À l’instar des autres régions, peut-on vraiment parler d’une tradition journalistique dans cet immense territoire qu’est le Nouvel-Ontario? Il y a des embryons qui font du progrès, certes, mais la vie de plusieurs journaux dépasse rarement le cap de l’enfance. C’est à Bonfield, près de Mattawa, que le premier hebdomadaire de langue française voit le jour, en 1886. La Sentinelle, fondée par Joseph-Alphonse Lévesque, disparaît avant même le tournant du siècle.
D’autres initiatives sont tentées ailleurs. L’Écho du Nord se fait entendre de 1917 à 1918, à Cobalt; Le Nouvel Ontario naît à Sturgeon Falls, en 1924, pour mourir dix ans plus tard à Sudbury; deux expériences sont également tentées à Timmins, soit Le Nord ontarien de 1933 à 1935 et La Voix populaire de 1935 à 1940. On connaît peu de choses de ces premières entreprises de presse francophone.
En revanche, on sait bien quel genre de journal Camille Lemieux fonde en 1942, à Sudbury. Dès 1938, au Collège du Sacré-Cœur, il exprime son talent en relançant Le Gaillard. Quatre ans plus tard, Camille Lemieux cherche à faire œuvre d’éducation populaire et nationale; c’est pour assurer la survivance des Canadiens français en milieu minoritaire qu’il publie L’Ami du peuple, « une tribune indépendante de toute attache politique ». Le dynamique rédacteur s’attaque souvent aux libéraux, aux politiciens « suiveux » qui, pour garder leur poste, vendent leurs compatriotes et commentent les injustices les plus criantes. Ses amis révèlent son identité : François Hertel, Henri Bourassa et le chanoine Lionel Groulx. Des textes de ceux-ci remplissent plus d’une page du journal.

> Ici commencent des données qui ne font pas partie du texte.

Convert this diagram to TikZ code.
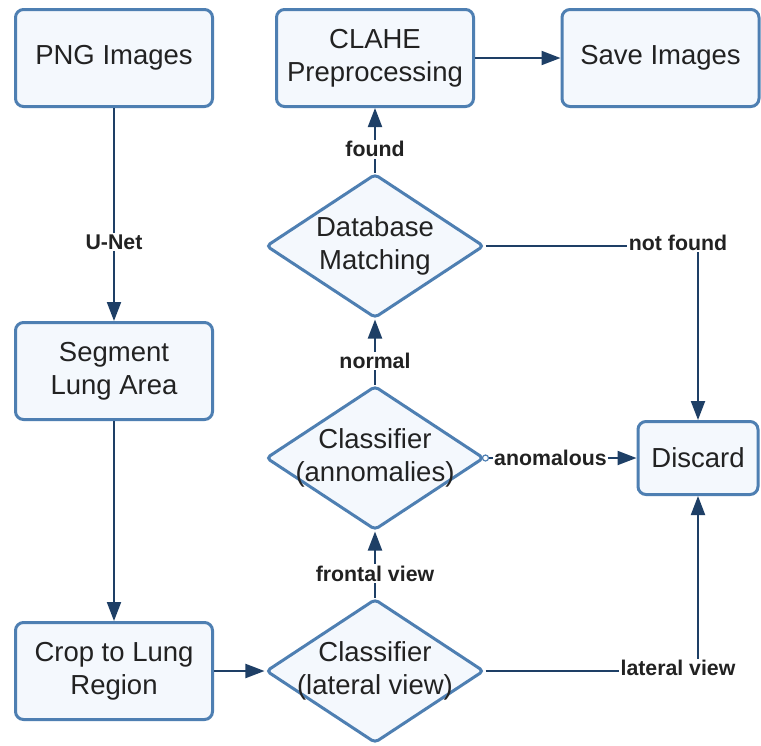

L’Ami du peuple accepte la publicité des seuls commerçants locaux qui s’affichent en français et il encourage les jeunes à poursuivre leurs études pour mieux faire face à l’anglicisation. Mais ce n’est pas un journal qui s’intéresse beaucoup à l’économie. De plus, on y retrouve une page féminine où prédominent les stéréotypes traditionnels. Entreprise familiale qui suscite parfois la controverse, l’hebdomadaire de Camille Lemieux disparaît en 1968; il servira d’exemple à d’autres organes d’information.
Diverses publications font leur apparition à divers moments; il importe de citer L’Observateur du Nouvel Ontario (1957-1961) et Le Canadien de l’Ontario-Nord, publié à Timmins et à Kapuskasing entre 1061 et 1964. La région bénéficie aussi d’une Édition du Nord diffusée par Le Droit de mars 1959 à août 1963. De plus, le 30 mars 1963 (lors du quatre-vingtième anniversaire de la première messe à Sudbury), Mgr Alexander Carter lance L’Information, journal diocésain qui s’adresse aux fidèles francophones de son diocèse et qui a pour devise « La vérité vous rendre libre ». L’initiative cesse cinq ans plus tard.
En 1968, il n’y a que 250 familles abonnées au Droit. Il faut, au dire de l’évêque auxiliaire Mgr Roger Despatie, une « presse catholique pour se former un jugement chrétien sur tous les événements ». Le Voyageur aura cette vocation; dès sa première édition de mai 1968, il entend favoriser le développement intellectuel et religieux de ses lecteurs. Ce journal au vocable si historique révèle un coup de solidarité magnifique grâce à des chefs de la trempe de Germain Bourgeois et Émile Guy, mais aussi grâce au père Hector Bertrand, directeur depuis 1975. Fort de l’appui de 5 000 abonnés répartis entre North Bay et Elliot Lake, Le Voyageur s’est courageusement relevé du criminel incendie qui a ravagé ses locaux le 31 octobre 1981. Il a repris son rythme de croisière orignal à temps pour célébrer le centenaire de sa ville natale (Sudbury 1883-1983).